■ WHAT YOU SHOULD DO ■
Identify the lines bearing the string "React" and gather them.

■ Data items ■
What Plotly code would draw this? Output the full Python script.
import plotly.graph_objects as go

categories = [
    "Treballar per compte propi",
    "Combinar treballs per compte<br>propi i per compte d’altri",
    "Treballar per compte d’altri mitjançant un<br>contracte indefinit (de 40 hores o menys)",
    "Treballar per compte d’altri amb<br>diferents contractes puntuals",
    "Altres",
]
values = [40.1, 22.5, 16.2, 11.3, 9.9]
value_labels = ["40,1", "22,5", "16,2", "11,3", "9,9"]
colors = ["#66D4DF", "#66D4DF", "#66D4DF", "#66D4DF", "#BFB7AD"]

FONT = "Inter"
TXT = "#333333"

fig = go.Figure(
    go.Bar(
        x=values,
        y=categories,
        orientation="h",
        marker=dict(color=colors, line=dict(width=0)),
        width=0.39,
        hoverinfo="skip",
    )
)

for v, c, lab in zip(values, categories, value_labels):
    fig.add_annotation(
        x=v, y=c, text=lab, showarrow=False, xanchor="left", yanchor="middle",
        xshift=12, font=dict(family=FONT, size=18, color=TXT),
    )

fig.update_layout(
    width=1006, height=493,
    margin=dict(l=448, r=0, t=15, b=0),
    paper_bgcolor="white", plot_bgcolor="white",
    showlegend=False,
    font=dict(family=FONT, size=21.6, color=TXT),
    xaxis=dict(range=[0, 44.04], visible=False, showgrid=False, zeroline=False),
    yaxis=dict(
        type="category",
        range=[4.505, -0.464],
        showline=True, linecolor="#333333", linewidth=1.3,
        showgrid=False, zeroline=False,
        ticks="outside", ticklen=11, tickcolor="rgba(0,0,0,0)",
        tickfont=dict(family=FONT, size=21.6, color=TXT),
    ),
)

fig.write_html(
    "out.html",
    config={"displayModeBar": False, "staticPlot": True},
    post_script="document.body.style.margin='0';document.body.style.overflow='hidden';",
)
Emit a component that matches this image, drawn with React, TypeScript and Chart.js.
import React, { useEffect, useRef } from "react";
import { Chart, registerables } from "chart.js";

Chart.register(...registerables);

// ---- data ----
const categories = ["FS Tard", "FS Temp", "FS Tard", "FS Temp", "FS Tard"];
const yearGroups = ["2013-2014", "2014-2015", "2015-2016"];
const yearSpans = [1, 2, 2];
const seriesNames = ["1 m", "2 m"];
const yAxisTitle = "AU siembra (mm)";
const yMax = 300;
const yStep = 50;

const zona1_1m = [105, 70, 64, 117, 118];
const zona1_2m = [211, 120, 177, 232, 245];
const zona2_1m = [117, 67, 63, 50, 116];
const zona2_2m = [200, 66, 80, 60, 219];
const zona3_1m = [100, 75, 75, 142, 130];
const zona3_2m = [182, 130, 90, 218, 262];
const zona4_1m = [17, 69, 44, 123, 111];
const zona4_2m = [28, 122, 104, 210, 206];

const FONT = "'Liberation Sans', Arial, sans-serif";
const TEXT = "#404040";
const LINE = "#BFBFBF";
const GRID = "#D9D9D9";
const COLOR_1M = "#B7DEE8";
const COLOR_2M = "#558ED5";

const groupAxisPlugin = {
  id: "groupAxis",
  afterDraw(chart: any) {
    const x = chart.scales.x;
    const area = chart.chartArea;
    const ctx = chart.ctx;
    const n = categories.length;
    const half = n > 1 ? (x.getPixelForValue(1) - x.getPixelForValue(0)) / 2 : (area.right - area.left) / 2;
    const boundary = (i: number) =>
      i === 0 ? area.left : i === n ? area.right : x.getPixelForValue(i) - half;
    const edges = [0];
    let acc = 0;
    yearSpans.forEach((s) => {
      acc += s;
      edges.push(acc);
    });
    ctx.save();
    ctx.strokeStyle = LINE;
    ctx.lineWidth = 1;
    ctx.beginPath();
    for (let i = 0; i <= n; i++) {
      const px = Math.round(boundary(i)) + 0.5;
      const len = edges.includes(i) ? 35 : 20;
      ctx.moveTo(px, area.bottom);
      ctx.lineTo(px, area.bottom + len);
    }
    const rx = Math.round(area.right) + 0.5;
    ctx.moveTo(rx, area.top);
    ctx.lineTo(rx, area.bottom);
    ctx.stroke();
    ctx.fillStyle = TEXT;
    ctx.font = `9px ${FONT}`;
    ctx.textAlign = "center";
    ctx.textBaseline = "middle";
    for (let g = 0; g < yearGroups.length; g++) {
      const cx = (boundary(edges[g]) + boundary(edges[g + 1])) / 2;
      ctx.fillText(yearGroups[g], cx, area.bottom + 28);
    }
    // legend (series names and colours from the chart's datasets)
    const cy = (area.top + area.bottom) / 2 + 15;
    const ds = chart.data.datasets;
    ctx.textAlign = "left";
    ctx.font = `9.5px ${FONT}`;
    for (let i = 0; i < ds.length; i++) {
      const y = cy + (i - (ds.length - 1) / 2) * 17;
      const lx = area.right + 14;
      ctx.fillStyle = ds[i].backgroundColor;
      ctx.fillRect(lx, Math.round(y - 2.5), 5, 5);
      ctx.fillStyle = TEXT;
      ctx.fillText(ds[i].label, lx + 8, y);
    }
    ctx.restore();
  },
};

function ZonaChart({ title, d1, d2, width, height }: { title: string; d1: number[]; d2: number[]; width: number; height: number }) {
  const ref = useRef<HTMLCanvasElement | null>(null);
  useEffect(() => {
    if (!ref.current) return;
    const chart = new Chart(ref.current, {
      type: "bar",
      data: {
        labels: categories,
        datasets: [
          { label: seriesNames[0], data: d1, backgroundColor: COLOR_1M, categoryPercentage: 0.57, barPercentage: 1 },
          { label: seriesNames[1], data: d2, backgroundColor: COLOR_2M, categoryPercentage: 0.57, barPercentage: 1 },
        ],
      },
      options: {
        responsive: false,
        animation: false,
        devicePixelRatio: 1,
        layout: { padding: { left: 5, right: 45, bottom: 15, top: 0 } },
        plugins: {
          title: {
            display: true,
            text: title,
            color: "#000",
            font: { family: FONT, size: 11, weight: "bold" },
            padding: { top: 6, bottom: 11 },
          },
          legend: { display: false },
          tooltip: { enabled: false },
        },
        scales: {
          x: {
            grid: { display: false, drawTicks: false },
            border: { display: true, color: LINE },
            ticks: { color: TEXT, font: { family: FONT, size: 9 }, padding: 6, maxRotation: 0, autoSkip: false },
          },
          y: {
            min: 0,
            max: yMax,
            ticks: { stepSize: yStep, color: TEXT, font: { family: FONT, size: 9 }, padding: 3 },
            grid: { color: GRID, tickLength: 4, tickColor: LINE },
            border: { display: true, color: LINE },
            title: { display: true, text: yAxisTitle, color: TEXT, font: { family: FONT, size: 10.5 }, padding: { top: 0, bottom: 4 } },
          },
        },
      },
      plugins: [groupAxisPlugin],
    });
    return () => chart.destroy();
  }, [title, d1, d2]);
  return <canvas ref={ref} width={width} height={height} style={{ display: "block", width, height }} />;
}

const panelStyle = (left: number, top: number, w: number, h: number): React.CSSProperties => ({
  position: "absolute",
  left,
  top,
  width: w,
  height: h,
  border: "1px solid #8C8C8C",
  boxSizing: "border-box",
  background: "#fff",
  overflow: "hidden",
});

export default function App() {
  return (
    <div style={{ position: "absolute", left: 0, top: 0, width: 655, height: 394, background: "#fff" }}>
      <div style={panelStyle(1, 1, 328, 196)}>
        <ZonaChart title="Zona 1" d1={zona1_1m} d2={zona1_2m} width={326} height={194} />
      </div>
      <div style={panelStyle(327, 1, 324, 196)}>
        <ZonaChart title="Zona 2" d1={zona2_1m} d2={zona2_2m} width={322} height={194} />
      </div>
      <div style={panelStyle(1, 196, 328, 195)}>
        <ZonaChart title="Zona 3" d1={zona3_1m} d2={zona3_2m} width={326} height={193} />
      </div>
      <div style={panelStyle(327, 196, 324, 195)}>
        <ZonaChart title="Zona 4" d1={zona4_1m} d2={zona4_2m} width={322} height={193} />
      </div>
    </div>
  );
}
==
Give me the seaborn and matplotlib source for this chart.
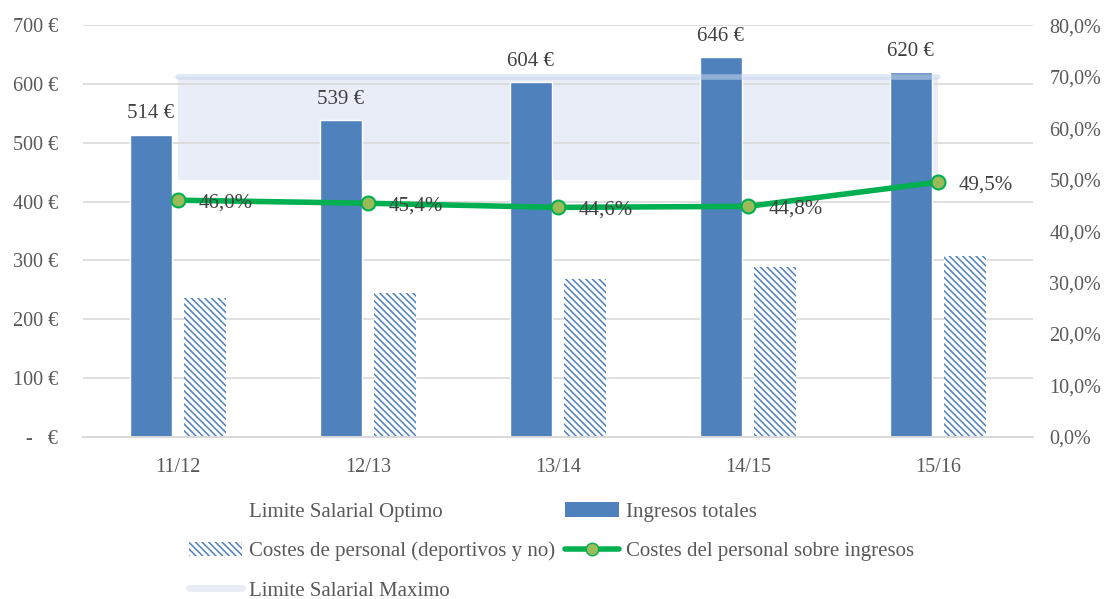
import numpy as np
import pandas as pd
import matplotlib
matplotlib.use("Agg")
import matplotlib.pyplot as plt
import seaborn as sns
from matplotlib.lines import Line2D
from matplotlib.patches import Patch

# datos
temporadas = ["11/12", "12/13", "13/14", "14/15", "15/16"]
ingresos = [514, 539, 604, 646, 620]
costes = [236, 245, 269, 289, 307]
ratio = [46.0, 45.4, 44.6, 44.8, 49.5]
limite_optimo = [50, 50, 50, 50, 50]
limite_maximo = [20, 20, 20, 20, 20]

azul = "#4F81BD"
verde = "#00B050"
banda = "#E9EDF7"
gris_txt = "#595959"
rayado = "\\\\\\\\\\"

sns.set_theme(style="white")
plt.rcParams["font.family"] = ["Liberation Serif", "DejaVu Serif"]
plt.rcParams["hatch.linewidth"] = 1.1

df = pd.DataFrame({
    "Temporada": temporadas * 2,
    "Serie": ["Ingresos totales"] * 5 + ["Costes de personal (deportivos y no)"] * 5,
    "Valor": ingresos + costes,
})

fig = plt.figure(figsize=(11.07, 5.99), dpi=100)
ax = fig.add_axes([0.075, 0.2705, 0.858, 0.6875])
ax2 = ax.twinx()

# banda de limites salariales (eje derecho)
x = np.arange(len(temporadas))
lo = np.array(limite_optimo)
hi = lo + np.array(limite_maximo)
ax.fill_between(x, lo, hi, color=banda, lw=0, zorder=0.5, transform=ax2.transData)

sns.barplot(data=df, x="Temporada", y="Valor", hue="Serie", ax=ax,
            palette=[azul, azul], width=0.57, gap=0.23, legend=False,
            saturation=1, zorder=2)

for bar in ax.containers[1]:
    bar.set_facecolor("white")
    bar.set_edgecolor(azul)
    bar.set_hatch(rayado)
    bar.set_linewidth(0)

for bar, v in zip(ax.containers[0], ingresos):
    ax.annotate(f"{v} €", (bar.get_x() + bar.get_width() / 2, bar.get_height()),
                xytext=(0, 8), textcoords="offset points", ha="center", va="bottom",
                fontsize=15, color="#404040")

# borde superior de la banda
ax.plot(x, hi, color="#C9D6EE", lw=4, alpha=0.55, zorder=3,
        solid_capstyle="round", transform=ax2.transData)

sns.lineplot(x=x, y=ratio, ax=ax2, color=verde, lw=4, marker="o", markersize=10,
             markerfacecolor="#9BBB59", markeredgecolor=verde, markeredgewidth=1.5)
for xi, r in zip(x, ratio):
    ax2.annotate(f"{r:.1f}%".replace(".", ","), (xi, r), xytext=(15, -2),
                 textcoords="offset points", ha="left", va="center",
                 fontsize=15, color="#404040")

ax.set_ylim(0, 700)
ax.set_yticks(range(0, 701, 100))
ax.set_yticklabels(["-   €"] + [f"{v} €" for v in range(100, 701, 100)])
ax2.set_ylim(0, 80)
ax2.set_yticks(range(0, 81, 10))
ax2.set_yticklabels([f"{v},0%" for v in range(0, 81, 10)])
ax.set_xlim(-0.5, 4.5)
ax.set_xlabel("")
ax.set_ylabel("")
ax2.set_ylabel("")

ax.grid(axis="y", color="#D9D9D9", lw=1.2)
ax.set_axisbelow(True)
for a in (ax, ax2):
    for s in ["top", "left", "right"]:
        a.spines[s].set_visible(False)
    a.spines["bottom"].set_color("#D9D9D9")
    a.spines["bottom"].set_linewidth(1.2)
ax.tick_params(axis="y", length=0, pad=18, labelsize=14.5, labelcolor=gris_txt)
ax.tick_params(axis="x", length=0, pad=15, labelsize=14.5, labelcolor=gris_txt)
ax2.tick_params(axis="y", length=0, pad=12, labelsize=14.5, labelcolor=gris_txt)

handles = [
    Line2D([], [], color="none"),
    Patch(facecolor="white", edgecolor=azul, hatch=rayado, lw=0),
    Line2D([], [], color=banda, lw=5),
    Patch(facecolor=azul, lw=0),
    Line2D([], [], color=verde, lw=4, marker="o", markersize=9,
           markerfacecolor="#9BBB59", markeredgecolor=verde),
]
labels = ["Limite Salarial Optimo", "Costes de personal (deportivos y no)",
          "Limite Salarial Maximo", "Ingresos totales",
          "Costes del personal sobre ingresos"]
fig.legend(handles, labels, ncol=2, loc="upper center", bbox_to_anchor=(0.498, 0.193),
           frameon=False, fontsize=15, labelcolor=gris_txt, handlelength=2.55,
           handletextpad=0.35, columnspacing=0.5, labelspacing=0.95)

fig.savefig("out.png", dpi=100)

■ FINAL ANSWER ■
Emit a component that matches this image, drawn with React, TypeScript and Chart.js.
import React, { useEffect, useRef } from "react";
const panelStyle = (left: number, top: number, w: number, h: number): React.CSSProperties => ({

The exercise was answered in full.